Ses deux agresseurs, pour leur part, sont derrière les barreaux. Marc Hamel, 52 ans, et Mario Levasseur, 30 ans, ont en effet été trouvés coupables de cette sauvage agression, en plus de nombreux autres vols dans d'autres commerces.
Quand leur sentence avait été prononcée, plus d'un an après l'agression, Marc Hamel s'était tourné vers Jocelyn Carignan dans la salle d'audience. «Il m'avait dit que ce n'était pas contre moi. Il a aussi dit que s'il pouvait recommencer, il ne serait pas venu au café ce soir là, sachant comment les choses allaient tourner», lance M. Carignan. Rassuré par ces propos, l'homme continue pourtant de vivre avec des séquelles physiques et psychologiques de l'attaque.
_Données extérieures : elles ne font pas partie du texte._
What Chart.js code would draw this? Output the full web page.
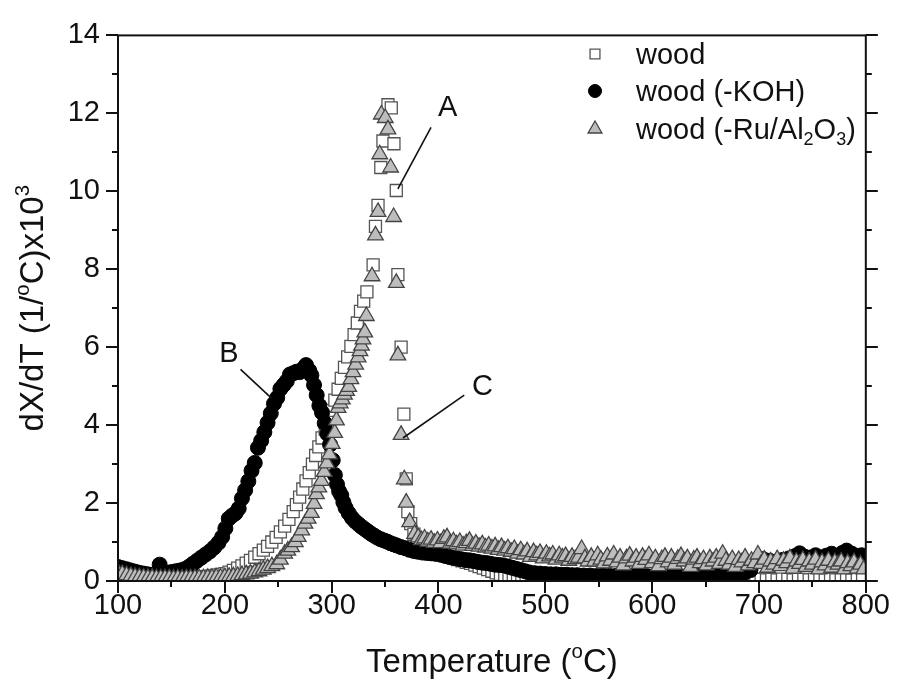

«Avant, je pouvais transporter six ou sept caisses de bières. Aujourd'hui, si je transporte deux caisses, je dois me reposer une demi-heure. Ça m'a pris un an avant d'être capable de tenir un oignon pour le couper. Ce n'est pas évident quand on travaille en restauration. Puis, quand c'est arrivé, on a vécu sur l'adrénaline pendant un an, le temps des procédures judiciaires et pour continuer à faire vivre le café. Depuis un an et demi, la poussière est retombée et je vis un syndrome post-traumatique. Je vis plus d'anxiété qu'avant», confie l'homme.
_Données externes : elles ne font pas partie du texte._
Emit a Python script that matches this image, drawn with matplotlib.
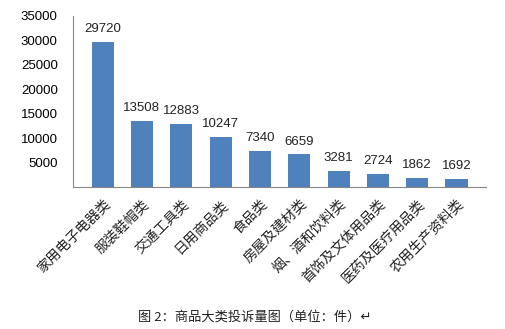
import matplotlib.pyplot as plt
import numpy as np

plt.rcParams['font.family'] = ['Noto Sans CJK SC', 'DejaVu Sans']

categories = ['家用电子电器类', '服装鞋帽类', '交通工具类', '日用商品类', '食品类',
              '房屋及建材类', '烟、酒和饮料类', '首饰及文体用品类', '医药及医疗用品类', '农用生产资料类']
counts = [29720, 13508, 12883, 10247, 7340, 6659, 3281, 2724, 1862, 1692]
yticks = [5000, 10000, 15000, 20000, 25000, 30000, 35000]

fig = plt.figure(figsize=(5.05, 3.29), dpi=100)
ax = fig.add_axes([0.1446, 0.4316, 0.8178, 0.5198])

x = np.arange(len(categories))
ax.bar(x, counts, width=0.56, color='#4F81BD')

num_font = ['Liberation Sans', 'DejaVu Sans']
for xi, v in zip(x, counts):
    ax.annotate(str(v), (xi, v), xytext=(0, 5), textcoords='offset points',
                ha='center', va='bottom', fontsize=9.5, color='#222222', family=num_font)

ax.set_xlim(-0.75, len(categories) - 0.25)
ax.set_ylim(0, 35000)
ax.set_yticks(yticks)
ax.set_yticklabels([str(t) for t in yticks], fontsize=9.5, family=num_font)
ax.tick_params(axis='y', length=0, pad=11)
ax.tick_params(axis='x', length=0, pad=7)
ax.set_xticks(x)
ax.set_xticklabels(categories, rotation=45, ha='right', rotation_mode='anchor',
                   fontsize=10, color='#222222')

for side in ('top', 'right'):
    ax.spines[side].set_visible(False)
for side in ('left', 'bottom'):
    ax.spines[side].set_color('#868686')
    ax.spines[side].set_linewidth(0.8)

fig.text(0.505, 0.035, '图 2：商品大类投诉量图（单位：件）↵', ha='center', va='center',
         fontsize=9.5, color='#222222')

fig.savefig('out.png', dpi=100)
Fier de son accomplissement
Jocelyn Carignan ne cache pas qu'il ferme le café avec quelques regrets, mais se dit fier de ce qui a été accompli, soulignant toute l'aide que sa conjointe et son fils lui ont apporté depuis les événements de 2006.
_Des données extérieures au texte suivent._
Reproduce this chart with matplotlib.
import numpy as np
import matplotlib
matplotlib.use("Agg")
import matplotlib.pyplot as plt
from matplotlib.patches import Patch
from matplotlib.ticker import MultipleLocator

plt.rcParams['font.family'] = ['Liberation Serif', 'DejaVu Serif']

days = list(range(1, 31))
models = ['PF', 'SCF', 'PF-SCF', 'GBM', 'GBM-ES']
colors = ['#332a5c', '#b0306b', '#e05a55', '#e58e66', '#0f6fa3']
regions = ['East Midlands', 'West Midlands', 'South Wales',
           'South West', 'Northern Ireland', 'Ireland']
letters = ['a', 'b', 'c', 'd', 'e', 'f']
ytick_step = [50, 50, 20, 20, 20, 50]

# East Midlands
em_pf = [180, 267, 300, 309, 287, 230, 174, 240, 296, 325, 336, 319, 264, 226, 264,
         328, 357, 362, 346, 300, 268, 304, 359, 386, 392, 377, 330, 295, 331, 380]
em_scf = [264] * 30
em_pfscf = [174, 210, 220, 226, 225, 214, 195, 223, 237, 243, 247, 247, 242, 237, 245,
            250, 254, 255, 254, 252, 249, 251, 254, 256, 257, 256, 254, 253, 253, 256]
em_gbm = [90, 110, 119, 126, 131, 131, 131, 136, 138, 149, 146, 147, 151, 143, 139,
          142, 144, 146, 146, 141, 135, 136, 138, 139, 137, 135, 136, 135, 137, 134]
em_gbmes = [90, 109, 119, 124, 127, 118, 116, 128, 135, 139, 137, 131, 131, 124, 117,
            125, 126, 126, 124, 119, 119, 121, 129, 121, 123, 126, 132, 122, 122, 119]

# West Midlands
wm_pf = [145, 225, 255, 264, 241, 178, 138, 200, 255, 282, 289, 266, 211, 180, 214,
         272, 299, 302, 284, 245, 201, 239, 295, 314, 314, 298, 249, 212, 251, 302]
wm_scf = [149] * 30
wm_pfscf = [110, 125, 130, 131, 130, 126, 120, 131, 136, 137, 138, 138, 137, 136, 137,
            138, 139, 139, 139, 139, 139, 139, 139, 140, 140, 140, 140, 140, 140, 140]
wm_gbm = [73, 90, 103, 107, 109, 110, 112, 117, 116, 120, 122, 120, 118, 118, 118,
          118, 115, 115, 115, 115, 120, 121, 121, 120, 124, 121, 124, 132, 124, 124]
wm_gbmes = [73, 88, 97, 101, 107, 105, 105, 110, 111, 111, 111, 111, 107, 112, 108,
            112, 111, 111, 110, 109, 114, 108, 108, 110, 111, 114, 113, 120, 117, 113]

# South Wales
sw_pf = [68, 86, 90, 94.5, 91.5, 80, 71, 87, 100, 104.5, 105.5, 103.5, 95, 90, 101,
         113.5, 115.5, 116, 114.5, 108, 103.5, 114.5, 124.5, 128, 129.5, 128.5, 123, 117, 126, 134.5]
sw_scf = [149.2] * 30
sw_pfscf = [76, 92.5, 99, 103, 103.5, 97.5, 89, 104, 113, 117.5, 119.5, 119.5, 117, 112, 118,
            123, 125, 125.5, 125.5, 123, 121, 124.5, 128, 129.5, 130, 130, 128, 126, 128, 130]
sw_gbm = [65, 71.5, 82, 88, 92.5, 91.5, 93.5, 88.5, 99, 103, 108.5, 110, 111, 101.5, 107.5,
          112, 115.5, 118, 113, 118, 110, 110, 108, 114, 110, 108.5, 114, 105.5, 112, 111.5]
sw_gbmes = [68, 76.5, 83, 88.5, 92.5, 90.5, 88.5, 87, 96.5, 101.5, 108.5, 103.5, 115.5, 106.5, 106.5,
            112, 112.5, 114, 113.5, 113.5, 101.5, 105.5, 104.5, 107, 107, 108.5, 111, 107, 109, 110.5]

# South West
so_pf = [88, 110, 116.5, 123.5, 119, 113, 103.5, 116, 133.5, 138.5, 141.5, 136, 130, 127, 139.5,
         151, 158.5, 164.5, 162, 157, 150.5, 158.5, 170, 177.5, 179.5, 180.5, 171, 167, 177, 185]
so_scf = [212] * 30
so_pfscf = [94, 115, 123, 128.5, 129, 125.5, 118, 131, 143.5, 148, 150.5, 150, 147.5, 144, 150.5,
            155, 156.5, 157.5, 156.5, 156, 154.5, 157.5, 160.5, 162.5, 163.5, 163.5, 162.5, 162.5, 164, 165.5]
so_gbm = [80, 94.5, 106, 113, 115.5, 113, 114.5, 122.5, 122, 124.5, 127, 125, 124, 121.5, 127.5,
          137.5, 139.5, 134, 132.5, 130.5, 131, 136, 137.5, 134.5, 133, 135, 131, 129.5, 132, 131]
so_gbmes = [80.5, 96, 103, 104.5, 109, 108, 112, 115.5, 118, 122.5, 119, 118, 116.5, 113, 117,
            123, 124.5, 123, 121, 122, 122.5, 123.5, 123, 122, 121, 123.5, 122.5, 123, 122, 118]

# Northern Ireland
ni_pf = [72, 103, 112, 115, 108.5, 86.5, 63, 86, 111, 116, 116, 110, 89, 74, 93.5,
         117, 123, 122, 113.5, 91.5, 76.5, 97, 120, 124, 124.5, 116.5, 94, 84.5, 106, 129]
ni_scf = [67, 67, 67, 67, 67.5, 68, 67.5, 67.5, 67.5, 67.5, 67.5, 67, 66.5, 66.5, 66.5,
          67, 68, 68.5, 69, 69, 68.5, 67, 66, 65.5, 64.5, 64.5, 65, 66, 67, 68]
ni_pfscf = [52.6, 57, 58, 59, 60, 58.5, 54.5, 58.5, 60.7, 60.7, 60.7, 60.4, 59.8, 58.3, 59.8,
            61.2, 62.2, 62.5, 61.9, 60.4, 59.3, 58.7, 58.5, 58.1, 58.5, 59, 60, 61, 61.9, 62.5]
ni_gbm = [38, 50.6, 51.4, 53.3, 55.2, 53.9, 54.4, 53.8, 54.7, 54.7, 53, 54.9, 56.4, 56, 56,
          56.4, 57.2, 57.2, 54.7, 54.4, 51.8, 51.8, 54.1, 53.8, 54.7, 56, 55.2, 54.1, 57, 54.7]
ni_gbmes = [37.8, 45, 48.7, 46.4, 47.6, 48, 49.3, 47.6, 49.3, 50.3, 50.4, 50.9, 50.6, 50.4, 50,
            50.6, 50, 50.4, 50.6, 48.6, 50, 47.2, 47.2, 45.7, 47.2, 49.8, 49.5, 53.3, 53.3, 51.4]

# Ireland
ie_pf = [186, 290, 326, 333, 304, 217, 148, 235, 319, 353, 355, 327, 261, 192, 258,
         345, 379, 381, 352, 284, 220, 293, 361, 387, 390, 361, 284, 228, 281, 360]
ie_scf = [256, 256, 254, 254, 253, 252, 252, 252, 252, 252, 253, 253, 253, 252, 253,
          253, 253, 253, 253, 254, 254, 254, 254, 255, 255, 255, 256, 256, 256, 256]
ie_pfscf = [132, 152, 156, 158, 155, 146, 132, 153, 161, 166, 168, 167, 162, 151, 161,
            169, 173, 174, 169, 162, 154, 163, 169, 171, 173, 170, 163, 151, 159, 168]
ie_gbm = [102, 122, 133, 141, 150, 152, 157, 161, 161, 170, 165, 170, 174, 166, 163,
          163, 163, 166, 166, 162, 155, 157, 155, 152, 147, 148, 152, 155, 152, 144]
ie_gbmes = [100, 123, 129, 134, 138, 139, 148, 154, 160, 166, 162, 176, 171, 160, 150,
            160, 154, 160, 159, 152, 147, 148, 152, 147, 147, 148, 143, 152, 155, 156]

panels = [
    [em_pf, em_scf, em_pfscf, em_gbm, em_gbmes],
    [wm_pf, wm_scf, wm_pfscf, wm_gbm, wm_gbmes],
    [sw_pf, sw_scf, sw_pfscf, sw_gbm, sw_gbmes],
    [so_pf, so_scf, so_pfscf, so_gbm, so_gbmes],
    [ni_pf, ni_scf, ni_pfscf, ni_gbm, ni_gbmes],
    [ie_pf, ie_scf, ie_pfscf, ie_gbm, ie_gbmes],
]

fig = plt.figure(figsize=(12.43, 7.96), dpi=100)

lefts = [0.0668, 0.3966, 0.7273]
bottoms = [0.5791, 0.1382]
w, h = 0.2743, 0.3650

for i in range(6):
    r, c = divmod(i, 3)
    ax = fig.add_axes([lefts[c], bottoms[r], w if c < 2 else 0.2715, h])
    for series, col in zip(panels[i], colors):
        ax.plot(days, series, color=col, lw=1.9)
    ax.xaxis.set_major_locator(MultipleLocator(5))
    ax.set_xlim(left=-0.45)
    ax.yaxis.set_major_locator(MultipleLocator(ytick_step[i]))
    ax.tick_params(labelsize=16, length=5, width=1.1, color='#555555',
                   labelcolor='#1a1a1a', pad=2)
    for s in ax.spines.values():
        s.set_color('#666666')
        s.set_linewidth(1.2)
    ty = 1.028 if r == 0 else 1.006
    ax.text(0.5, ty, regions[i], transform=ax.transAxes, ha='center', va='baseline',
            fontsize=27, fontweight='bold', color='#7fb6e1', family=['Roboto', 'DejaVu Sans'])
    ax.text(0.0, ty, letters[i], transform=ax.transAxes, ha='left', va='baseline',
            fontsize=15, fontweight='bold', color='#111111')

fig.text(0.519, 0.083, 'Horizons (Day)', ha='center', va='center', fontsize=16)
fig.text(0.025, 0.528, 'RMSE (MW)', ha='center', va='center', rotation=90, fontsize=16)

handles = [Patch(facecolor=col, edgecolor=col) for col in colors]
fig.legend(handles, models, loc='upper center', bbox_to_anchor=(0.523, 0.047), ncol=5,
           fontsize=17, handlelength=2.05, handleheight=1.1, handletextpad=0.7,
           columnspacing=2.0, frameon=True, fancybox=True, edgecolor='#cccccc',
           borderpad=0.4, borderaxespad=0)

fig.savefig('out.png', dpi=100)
«C'est quand même très bien, ce qu'on a pu faire. D'avoir un café et une salle de spectacle à Champlain pendant huit ans, c'était tout un défi et on l'a relevé. On a réussi à faire vivre la diffusion culturelle en région, et même en campagne. Mais je ne peux m'empêcher de me dire que je n'en serais pas là s'il n'y avait pas eu d'agression», ajoute le résident de Champlain.
Au fil des années, de nombreux artistes se sont produits entre ces murs, et Jocelyn Carignan conserve le souvenirs d'amis plutôt que de simples collaborateurs. Il nomme au passage Fabiola Toupin et Manu Trudel, qui se sont produits à maintes reprises au café, tout comme Jean-Paul Daoust, Yves Boisvert, Jamil, Marco Calliari, Guy Marchamps, le chanteur Pierrot Fournier ainsi que Trop Loin d'Irlande et Sylvie Tremblay.
Pour le moment, M. Carignan dit ne pas avoir de projets précis. Il espère prendre un temps de repos, ce qu'il n'a pas fait depuis plusieurs années.
«On va faire quelques travaux dans le café et ça va devenir un chalet que nous allons louer à des visiteurs», explique-t-il.